A tidal bore is a wall of water about a metre high travelling rapidly upstream as the tide floods in. It occurs where the tidal range is large and the estuary is funnel-shaped (see previous post on this blog). The nearest river to Ireland where bores can be regularly seen is the Severn, where favourable conditions for these hydraulic jumps occur a few times each year.
But you do not have to leave home to observe hydraulic jumps. They can be seen in the kitchen sink. When the water from the tap hits the sink pan, it flows radially and rapidly outwards in a thin layer until it slows to a critical speed where a circular hydraulic jump, the sink bore, forms. Although simple to observe, these sink bores are difficult to analyse.
The Froude Number
The critical speed is determined by a quantity called the Froude number. The Froude number Fr is a ratio of speeds,
Fr = (Characteristic flow speed) / (Gravitational wave speed)

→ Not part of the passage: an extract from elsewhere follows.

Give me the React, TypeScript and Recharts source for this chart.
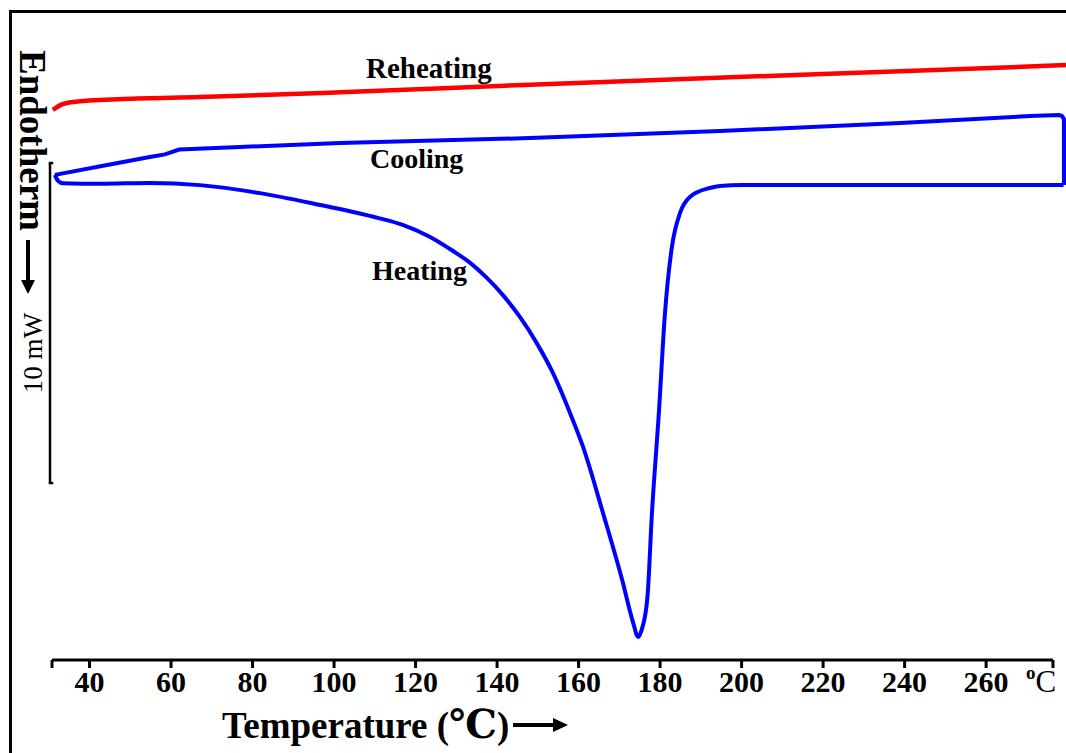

where values in the shallow inner layer are used for the flow speed V and the depth H, which determines the wave speed c = √(gH). A hydraulic jump occurs where the Froude number equals 1.

Sink bore formed with viscous oil. Note the “Mach cone” generated by the needle in the supercritical region (image from Jannes et al.).
The condition Fr > 1 is called supercritical flow. In the inner region the flow is rapid and the water is shallow so the wave speed is small, making the Froude number large. Outside the jump there is deeper water and the flow speed is less, so we have Fr < 1, a condition called subcritical flow. Thus there is a transition from supercritical to subcritical flow across the jump.
At the critical radius where Fr = 1, a circular lip appears and the depth may increase by an order of magnitude. The jump is normally stationary but by turning the tap up or down you can change the radius of this sink bore.
White Holes
The sink bore is effectively a white hole. Recall that in a black hole the gravitational attraction is so intense that light waves cannot escape, or pass out of the hole. A white hole has the opposite property: waves cannot enter the region within the jump.
The flow in the sink bore decelerates across the jump from supercritical (Fr > 1) to subcritical (Fr < 1). In the supercritical inner region the flow speed is greater than the wave speed, V > c. This means that surface waves are swept along by the flow and cannot propagate against it. They can propagate outwards but not inwards. Consequently, waves outside the hole cannot penetrate the inner region. They are trapped outside, just as light is trapped inside a black hole.
A supersonic aircraft generates a cone-shaped disturbance with apex angle 2θ such that sin θ = 1/Ma where Ma is the Mach number, the ratio of aircraft speed to the speed of sound. In cross-section we see a wake behind the aircraft, with angle 2θ. A similar triangular region can easily be formed in the sink: put your finger, or a needle, into the inner disk of water and a V-shaped disturbance forms. This is like the Mach cone (now the Froude number Fr plays the role of the Mach number Ma) and the angle can be varied by moving the needle inward or outward.
The analogy between the sink bore and and white holes or gravitational fountains is explored by Jannis at al (2011) at the Universite de Nice. They found that the angle θ tends to π/2 as Fr decreases to its critical value 1, confirming that the jump is a white hole horizon. The figure above (from Jannes et al.) shows the circular jump and the V-shaped disturbance for an experiment using viscous oil.
Sources
Jannes, G., R. Piquet, P. Maïssa, C. Mathis, and G. Rousseaux, 2011: Experimental demonstration of the supersonic-subsonic bifurcation in the circular jump: A hydrodynamic white hole. Phys. Rev. E 83, 056312.